Inflation based on wholesale prices eased to 5.96 percent in March, a 40-month low. Food costs have a heavier weighting in the consumer gauge, which surged 10.39 percent in the same month from a year earlier.
Need for Vigilance
“Should the upside risk factors to inflation materialize, we’ll have to be vigilant to that and we’ll have to respond to that,” Subbarao said. If the current-account deficit deteriorates “more than we projected in our internal calculations, then we’ll have to react to that,” he said.
“On the other side, should CAD become more benign than we expect, should inflation come down faster than we factored in, should other risk factors, for example, supply constraints in the economy, investment sentiment become more benign, there will certainly be space for easing,” Subbarao said.

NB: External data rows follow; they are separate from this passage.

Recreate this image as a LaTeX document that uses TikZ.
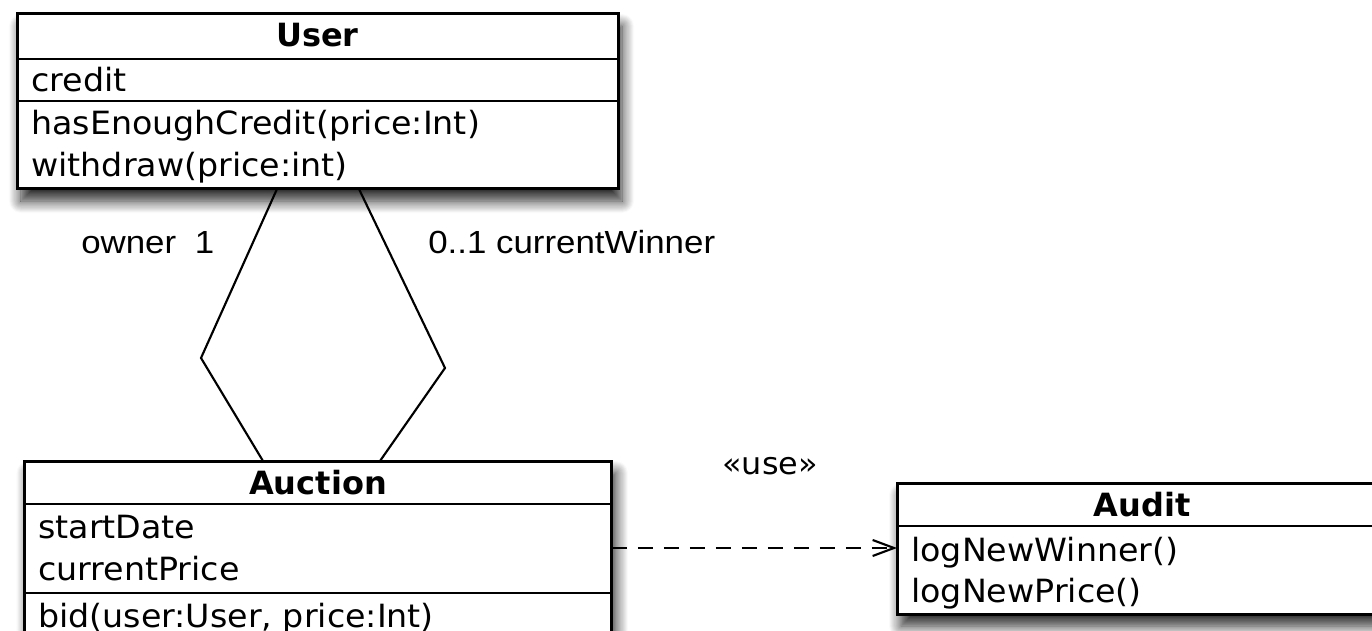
\documentclass[tikz,border=0pt]{standalone}
\usepackage{fontspec}
\usetikzlibrary{arrows.meta,shadows.blur}
\newfontfamily\classfont[FakeStretch=1.04]{DejaVu Sans}
\newfontfamily\titlefont{DejaVu Sans Bold}
\newfontfamily\rolefont[FakeStretch=1.09]{Liberation Sans}
\begin{document}
\begin{tikzpicture}[x=0.75pt,y=-0.75pt,
  classbox/.style={draw, line width=2.25pt, fill=white, inner sep=0pt, outer sep=0pt,
    anchor=north west,
    blur shadow={shadow xshift=3pt, shadow yshift=-9pt, shadow blur radius=9pt,
      shadow blur steps=12, shadow opacity=85}},
  sepline/.style={line width=2pt},
  member/.style={anchor=base west, inner sep=0pt, font=\classfont\fontsize{24}{28}\selectfont},
  classtitle/.style={anchor=base, inner sep=0pt, font=\titlefont\fontsize{24}{28}\selectfont},
  stereotype/.style={anchor=base, inner sep=0pt, font=\classfont\fontsize{23}{27}\selectfont},
  role/.style={anchor=base west, inner sep=0pt, font=\rolefont\fontsize{24}{28}\selectfont},
  assoc/.style={line width=1.6pt, line join=miter},
  dependency/.style={line width=1.6pt, dash pattern=on 11pt off 8.5pt,
    -{Straight Barb[length=16pt,width=12pt,line width=1.6pt]}}]
\useasboundingbox (0,0) rectangle (1372,631);

% class boxes
\node[classbox, minimum width=450.75pt, minimum height=131.25pt] (user) at (17,14) {};
\node[classbox, minimum width=440.6pt, minimum height=132pt] (auction) at (24.5,461) {};
\node[classbox, minimum width=367.5pt, minimum height=98.25pt] (audit) at (897,483) {};

% compartments
\draw[sepline] (user.west |- 0,59) -- (user.east |- 0,59);
\draw[sepline] (user.west |- 0,101) -- (user.east |- 0,101);
\draw[sepline] (auction.west |- 0,504) -- (auction.east |- 0,504);
\draw[sepline] (auction.west |- 0,593) -- (auction.east |- 0,593);
\draw[sepline] (audit.west |- 0,526) -- (audit.east |- 0,526);

% User
\node[classtitle] (usertitle) at (317.5,47) {User};
\node[member] (credit) at (31,92) {credit};
\node[member] (hasenough) at (31,135) {hasEnoughCredit(price:Int)};
\node[member] (withdraw) at (31,177) {withdraw(price:int)};

% Auction
\node[classtitle] (auctiontitle) at (318,494) {Auction};
\node[member] (startdate) at (38,538) {startDate};
\node[member] (currentprice) at (38,580) {currentPrice};
\node[member] (bid) at (38,627) {bid(user:User, price:Int)};

% Audit
\node[classtitle] (audittitle) at (1142,516) {Audit};
\node[member] (lognewwinner) at (911,561) {logNewWinner()};
\node[member] (lognewprice) at (911,602) {logNewPrice()};

% associations User -- Auction
\coordinate (ownerTop) at (277,0);
\coordinate (ownerBend) at (201,358);
\coordinate (ownerBot) at (263,0);
\coordinate (winnerTop) at (359,0);
\coordinate (winnerBend) at (445,368);
\coordinate (winnerBot) at (380,0);
\draw[assoc] (user.south -| ownerTop) -- (ownerBend) -- (auction.north -| ownerBot);
\draw[assoc] (user.south -| winnerTop) -- (winnerBend) -- (auction.north -| winnerBot);
\node[role] (ownerlabel) at (81,253) {owner\hspace{14pt}1};
\node[role] (winnerlabel) at (428,253) {0..1 currentWinner};

% dependency Auction --> Audit
\coordinate (depline) at (0,548);
\draw[dependency] (auction.east |- depline) -- (audit.west |- depline);
\node[stereotype] (uselabel) at (770,474) {«use»};
\end{tikzpicture}
\end{document}
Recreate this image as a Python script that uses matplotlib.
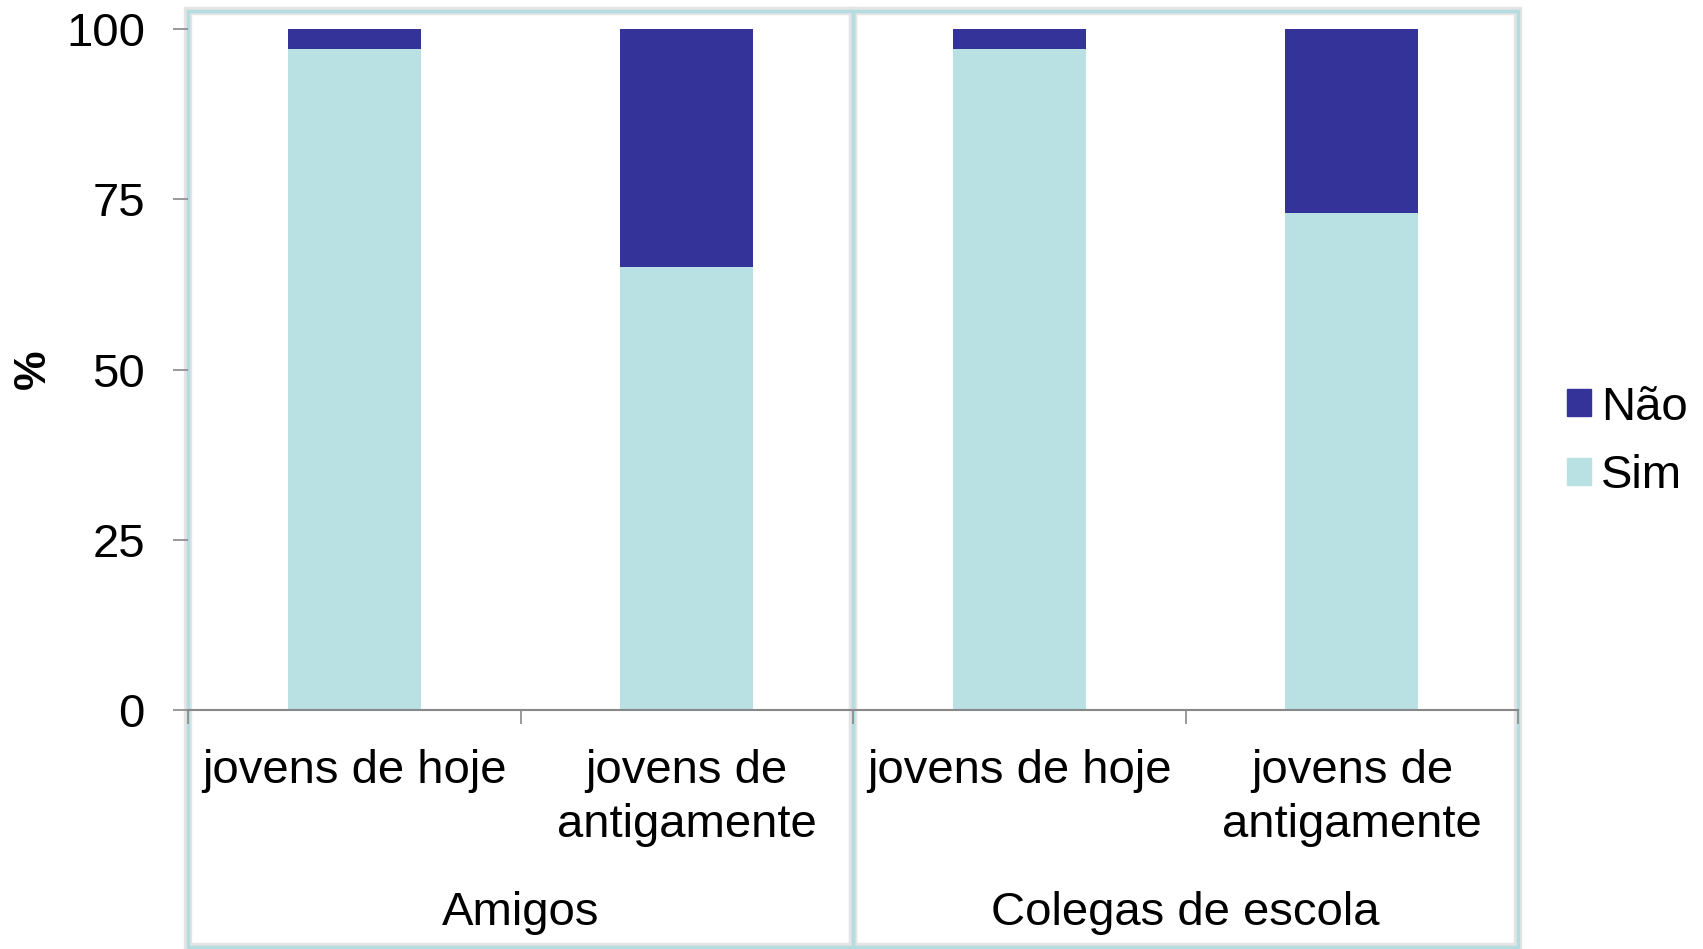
import matplotlib
matplotlib.use("Agg")
import matplotlib.pyplot as plt
import matplotlib.transforms as mtransforms
from matplotlib.patches import Rectangle, Patch

plt.rcParams["font.family"] = ["Liberation Sans", "DejaVu Sans"]

# data
groups = ["Amigos", "Colegas de escola"]
categories = ["jovens de hoje", "jovens de\nantigamente",
              "jovens de hoje", "jovens de\nantigamente"]
sim = [97, 65, 97, 73]
nao = [3, 35, 3, 27]

COLOR_NAO = "#333399"
COLOR_SIM = "#b9e0e3"
BOX = "#b5dce0"

W, H = 1703, 949
fig = plt.figure(figsize=(W / 100, H / 100), dpi=100)
left, right, top, bottom = 188, 1518, 29, 710
ax = fig.add_axes([left / W, (H - bottom) / H, (right - left) / W, (bottom - top) / H])

x = [i + 0.5 for i in range(len(sim))]
ax.bar(x, sim, width=0.4, color=COLOR_SIM, zorder=2)
ax.bar(x, nao, width=0.4, bottom=sim, color=COLOR_NAO, zorder=2)

ax.set_xlim(0, 4)
ax.set_ylim(0, 100)
ax.set_yticks([0, 25, 50, 75, 100])
ax.set_xticks([0, 1, 2, 3, 4])
ax.set_xticklabels([])
for s in ["top", "right", "left"]:
    ax.spines[s].set_visible(False)
ax.spines["bottom"].set_color("#888888")
ax.spines["bottom"].set_linewidth(1.5)
ax.tick_params(axis="y", direction="out", length=11, width=1.2, color="#888888",
               labelsize=34, pad=20)
ax.tick_params(axis="x", direction="out", length=10, width=1.2, color="#888888")
ax.set_ylabel("%", fontsize=32, fontweight="bold", va="center")
ax.yaxis.set_label_coords((33 - left) / (right - left), 0.5)

# panel boxes
trans = mtransforms.blended_transform_factory(ax.transData, ax.transAxes)
ax_h = bottom - top
y_box_top = (bottom - 11) / ax_h
y_box_bot = (bottom - 947) / ax_h
for i, g in enumerate(groups):
    x0 = 2 * i
    shadow = Rectangle((x0, y_box_bot), 2, y_box_top - y_box_bot, transform=trans,
                       fill=False, edgecolor="#e4e4e4", linewidth=6, clip_on=False, zorder=0)
    ax.add_patch(shadow)
    r = Rectangle((x0, y_box_bot), 2, y_box_top - y_box_bot, transform=trans,
                  fill=False, edgecolor=BOX, linewidth=2.5, clip_on=False, zorder=1)
    ax.add_patch(r)
    ax.text(x0 + 1, (bottom - 913) / ax_h, g, transform=trans, ha="center", va="center",
            fontsize=34)

for xi, lab in zip(x, categories):
    ax.text(xi, (bottom - 749) / ax_h, lab, transform=trans, ha="center", va="top",
            fontsize=34, linespacing=1.28)

handles = [Patch(color=COLOR_NAO, label="Não"), Patch(color=COLOR_SIM, label="Sim")]
fig.legend(handles=handles, loc="center left", bbox_to_anchor=(1567 / W, 1 - 442 / H),
           frameon=False, fontsize=34, handlelength=0.5, handleheight=0.5,
           handletextpad=0.22, labelspacing=0.52, borderaxespad=0, borderpad=0)

fig.savefig("out.png", dpi=100)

The Reserve Bank said after the May 3 policy decision that there is “little space for further monetary easing,” citing the possibility of a resurgence in inflation pressures and a current-account shortfall it described as “by far the biggest risk to the economy.”
Indian gross domestic product rose 5 percent in the year ended March, the least since 2003, according to an estimate from the statistics agency. Moderating investment, an extended fight against inflation and a drop in exports hurt the expansion in Asia’s No. 3 economy.